> Exercise details
Omit all images. Transcribe the rest of the material below exactly.

> Input
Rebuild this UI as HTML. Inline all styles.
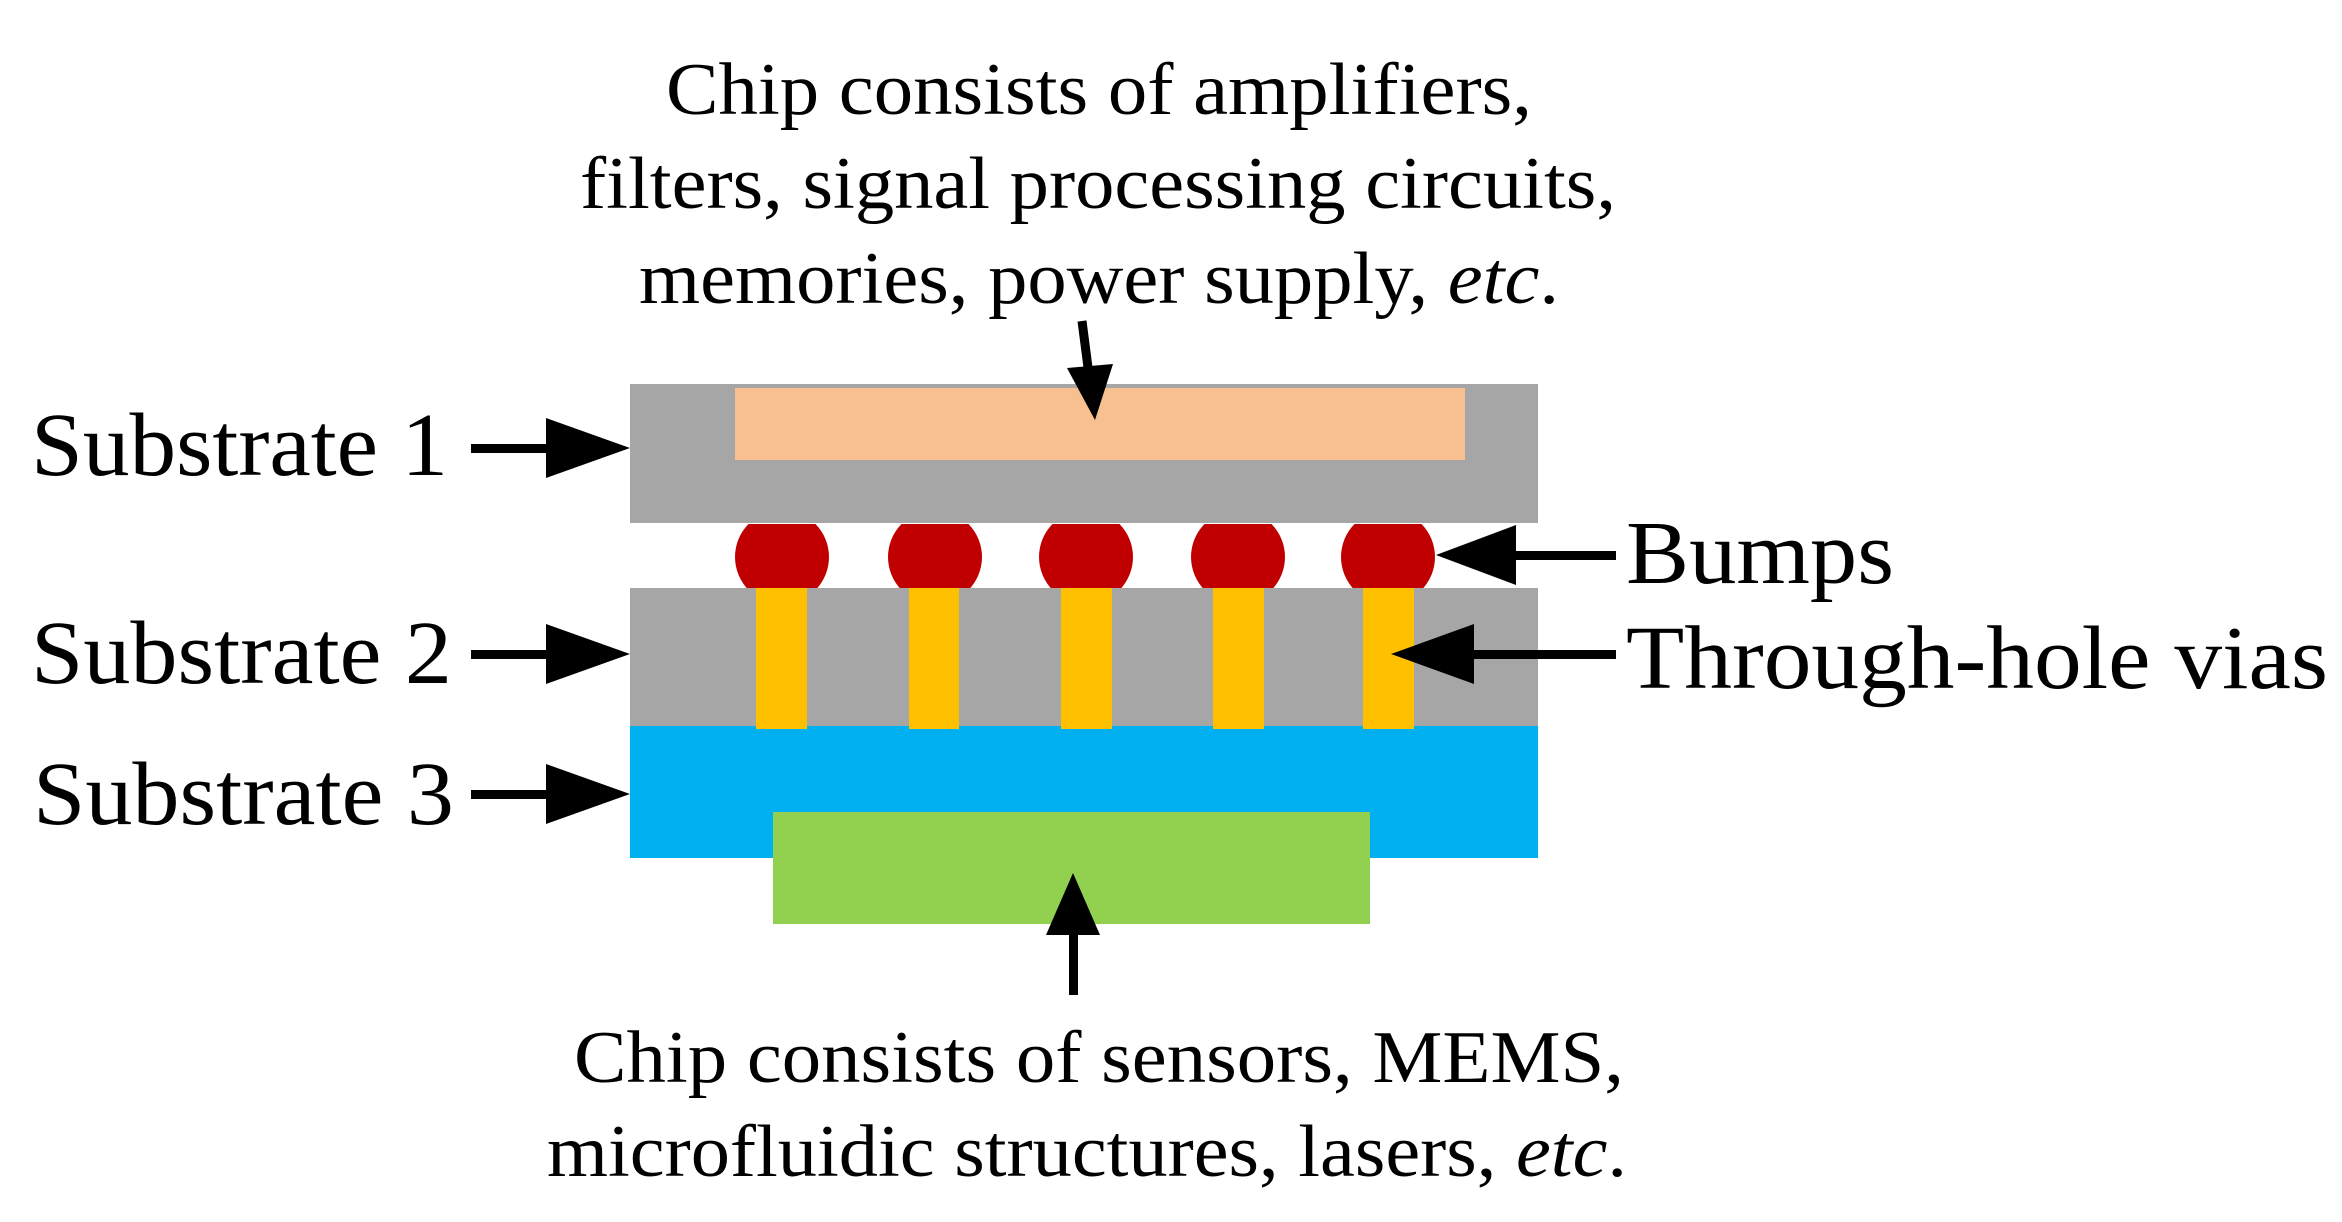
<!DOCTYPE html>
<html><head><meta charset="utf-8"><style>
html,body{margin:0;padding:0;background:#fff;}
svg{display:block;}
text{font-family:"Liberation Serif",serif;fill:#000;}
</style></head><body>
<svg width="2342" height="1222" viewBox="0 0 2342 1222" xmlns="http://www.w3.org/2000/svg">
<defs><clipPath id="bc"><rect x="0" y="524" width="2342" height="68"/></clipPath></defs>
<rect x="0" y="0" width="2342" height="1222" fill="#fff"/>
<rect x="630" y="384" width="908" height="139" fill="#a6a6a6"/>
<rect x="735" y="388" width="730" height="72" fill="#f8c090"/>
<g fill="#c00000" clip-path="url(#bc)">
<circle cx="782" cy="557" r="47"/>
<circle cx="935" cy="557" r="47"/>
<circle cx="1086" cy="557" r="47"/>
<circle cx="1238" cy="557" r="47"/>
<circle cx="1388" cy="557" r="47"/>
</g>
<rect x="630" y="588" width="908" height="140" fill="#a6a6a6"/>
<rect x="630" y="726" width="908" height="132" fill="#00b0f0"/>
<g fill="#ffc000">
<rect x="756" y="588" width="51" height="141"/>
<rect x="909" y="588" width="50" height="141"/>
<rect x="1061" y="588" width="51" height="141"/>
<rect x="1213" y="588" width="51" height="141"/>
<rect x="1363" y="588" width="51" height="141"/>
</g>
<rect x="773" y="812" width="597" height="112" fill="#92d050"/>
<g fill="#000" stroke="none">
<rect x="471" y="444" width="80" height="9"/><polygon points="546,418 630,448 546,478"/>
<rect x="471" y="650" width="80" height="9"/><polygon points="546,624 630,654 546,684"/>
<rect x="471" y="790" width="80" height="9"/><polygon points="546,764 630,794 546,824"/>
<rect x="1510" y="551" width="106" height="9"/><polygon points="1516,525 1436,555 1516,585"/>
<rect x="1468" y="650" width="148" height="9"/><polygon points="1474,624 1391,654 1474,684"/>
<polygon points="1073,873 1046,935 1100,935"/><rect x="1069" y="925" width="9" height="70"/>
</g>
<line x1="1082" y1="321" x2="1090" y2="383" stroke="#000" stroke-width="9"/>
<polygon points="1095,420 1067,368 1113,364" fill="#000"/>
<g font-size="74">
<text x="666" y="114" textLength="866" lengthAdjust="spacingAndGlyphs">Chip consists of amplifiers,</text>
<text x="580" y="208" textLength="1036" lengthAdjust="spacingAndGlyphs">filters, signal processing circuits,</text>
<text x="639" y="303" textLength="920" lengthAdjust="spacingAndGlyphs">memories, power supply, <tspan font-style="italic">etc</tspan>.</text>
<text x="574" y="1082" textLength="1050" lengthAdjust="spacingAndGlyphs">Chip consists of sensors, MEMS,</text>
<text x="547" y="1176" textLength="1080" lengthAdjust="spacingAndGlyphs">microfluidic structures, lasers, <tspan font-style="italic">etc</tspan>.</text>
</g>
<g font-size="90">
<text x="31" y="475" textLength="417" lengthAdjust="spacingAndGlyphs">Substrate 1</text>
<text x="31" y="683" textLength="421" lengthAdjust="spacingAndGlyphs">Substrate 2</text>
<text x="33" y="824" textLength="421" lengthAdjust="spacingAndGlyphs">Substrate 3</text>
<text x="1626" y="583" textLength="268" lengthAdjust="spacingAndGlyphs">Bumps</text>
<text x="1626" y="688" textLength="702" lengthAdjust="spacingAndGlyphs">Through-hole vias</text>
</g>
</svg>
</body></html>
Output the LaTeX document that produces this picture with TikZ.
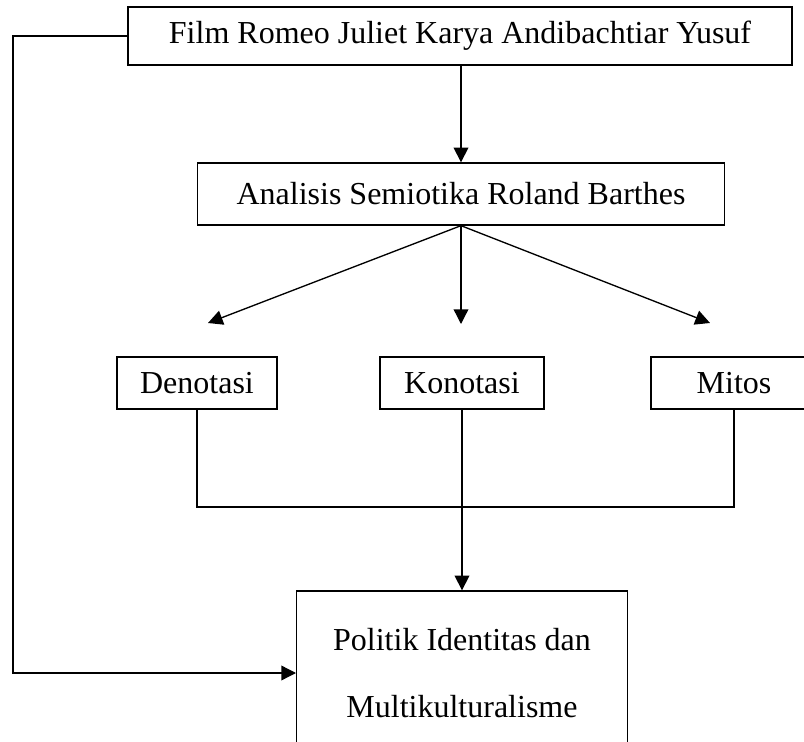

> Final answer
Rebuild this UI as HTML. Inline all styles.
<!DOCTYPE html>
<html><head><meta charset="utf-8"><style>
html,body{margin:0;padding:0;background:#fff;}
svg{display:block;}
text{font-family:"Liberation Serif",serif;fill:#000;}
</style></head><body>
<svg width="2342" height="1222" viewBox="0 0 2342 1222" xmlns="http://www.w3.org/2000/svg">
<defs><clipPath id="bc"><rect x="0" y="524" width="2342" height="68"/></clipPath></defs>
<rect x="0" y="0" width="2342" height="1222" fill="#fff"/>
<rect x="630" y="384" width="908" height="139" fill="#a6a6a6"/>
<rect x="735" y="388" width="730" height="72" fill="#f8c090"/>
<g fill="#c00000" clip-path="url(#bc)">
<circle cx="782" cy="557" r="47"/>
<circle cx="935" cy="557" r="47"/>
<circle cx="1086" cy="557" r="47"/>
<circle cx="1238" cy="557" r="47"/>
<circle cx="1388" cy="557" r="47"/>
</g>
<rect x="630" y="588" width="908" height="140" fill="#a6a6a6"/>
<rect x="630" y="726" width="908" height="132" fill="#00b0f0"/>
<g fill="#ffc000">
<rect x="756" y="588" width="51" height="141"/>
<rect x="909" y="588" width="50" height="141"/>
<rect x="1061" y="588" width="51" height="141"/>
<rect x="1213" y="588" width="51" height="141"/>
<rect x="1363" y="588" width="51" height="141"/>
</g>
<rect x="773" y="812" width="597" height="112" fill="#92d050"/>
<g fill="#000" stroke="none">
<rect x="471" y="444" width="80" height="9"/><polygon points="546,418 630,448 546,478"/>
<rect x="471" y="650" width="80" height="9"/><polygon points="546,624 630,654 546,684"/>
<rect x="471" y="790" width="80" height="9"/><polygon points="546,764 630,794 546,824"/>
<rect x="1510" y="551" width="106" height="9"/><polygon points="1516,525 1436,555 1516,585"/>
<rect x="1468" y="650" width="148" height="9"/><polygon points="1474,624 1391,654 1474,684"/>
<polygon points="1073,873 1046,935 1100,935"/><rect x="1069" y="925" width="9" height="70"/>
</g>
<line x1="1082" y1="321" x2="1090" y2="383" stroke="#000" stroke-width="9"/>
<polygon points="1095,420 1067,368 1113,364" fill="#000"/>
<g font-size="74">
<text x="666" y="114" textLength="866" lengthAdjust="spacingAndGlyphs">Chip consists of amplifiers,</text>
<text x="580" y="208" textLength="1036" lengthAdjust="spacingAndGlyphs">filters, signal processing circuits,</text>
<text x="639" y="303" textLength="920" lengthAdjust="spacingAndGlyphs">memories, power supply, <tspan font-style="italic">etc</tspan>.</text>
<text x="574" y="1082" textLength="1050" lengthAdjust="spacingAndGlyphs">Chip consists of sensors, MEMS,</text>
<text x="547" y="1176" textLength="1080" lengthAdjust="spacingAndGlyphs">microfluidic structures, lasers, <tspan font-style="italic">etc</tspan>.</text>
</g>
<g font-size="90">
<text x="31" y="475" textLength="417" lengthAdjust="spacingAndGlyphs">Substrate 1</text>
<text x="31" y="683" textLength="421" lengthAdjust="spacingAndGlyphs">Substrate 2</text>
<text x="33" y="824" textLength="421" lengthAdjust="spacingAndGlyphs">Substrate 3</text>
<text x="1626" y="583" textLength="268" lengthAdjust="spacingAndGlyphs">Bumps</text>
<text x="1626" y="688" textLength="702" lengthAdjust="spacingAndGlyphs">Through-hole vias</text>
</g>
</svg>
</body></html>
Output the LaTeX document that produces this picture with TikZ.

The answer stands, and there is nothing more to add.